Failure Modes and Design Limits

The first failure mode is treating a valid token as complete permission. This usually happens because token validation feels like the visible security step. The fix is to treat validation as the identity stage and put authorization checks at sensitive endpoints, commands, and fields.

The second failure mode is relying on broad roles when the domain needs relationships. "Instructor" should not usually mean "can edit every course." "Customer support" should not automatically mean "can see every private field." Roles are often useful, but they need to combine with ownership, tenancy, action, and resource sensitivity.

The third failure mode is allowing clients to shape data without field-level authorization. In GraphQL, one query can traverse several objects and fields. In REST, one endpoint can return a large representation. Either way, the backend must decide which parts of the response this principal may see.

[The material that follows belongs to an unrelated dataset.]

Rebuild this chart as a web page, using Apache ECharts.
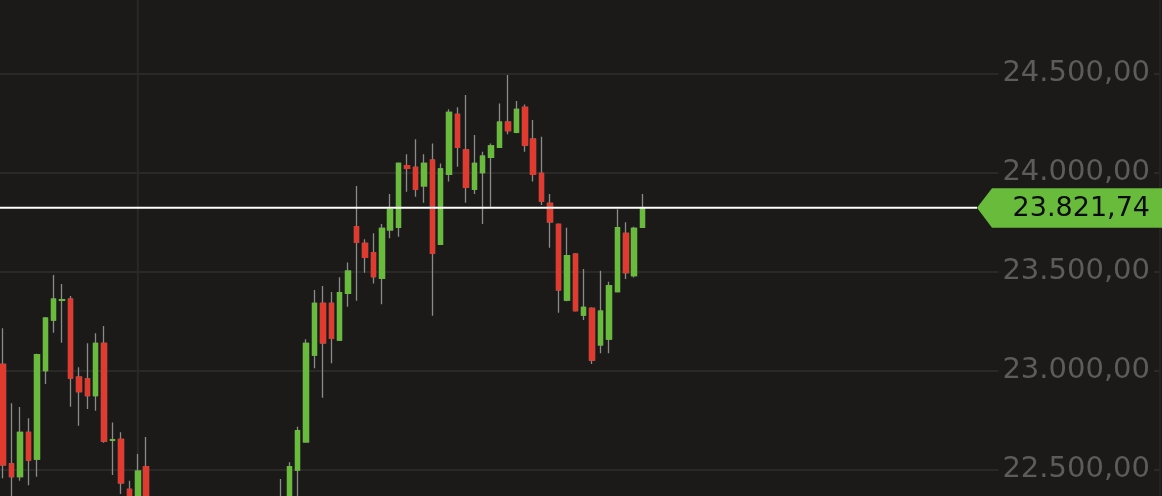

The fourth failure mode is forgetting service-to-service trust. Internal workers, cron jobs, and backend services are also principals. They need identities, least-privilege permissions, audit trails, and clear boundaries. "Internal" is not a permission model.

The limit to keep in mind is that no single mechanism eliminates judgment. You can buy an identity provider, install middleware, or adopt a policy engine, but the team still has to model the product's real boundaries. Security becomes clearer when those boundaries are explicit enough to review.

Connections

The REST lesson emphasized stable resources and HTTP semantics. Authorization is where those resources become security boundaries: GET /courses/42/progress is not only a route, it is a decision about who may read a particular progress record.

The GraphQL lesson emphasized client-shaped data and resolver execution. API trust becomes more granular there because each object and field may need its own permission rule.

The next lesson on API versioning adds another pressure: once clients depend on an API contract, changing authentication flows, token claims, error shapes, or permission semantics becomes a contract evolution problem as well as a security problem.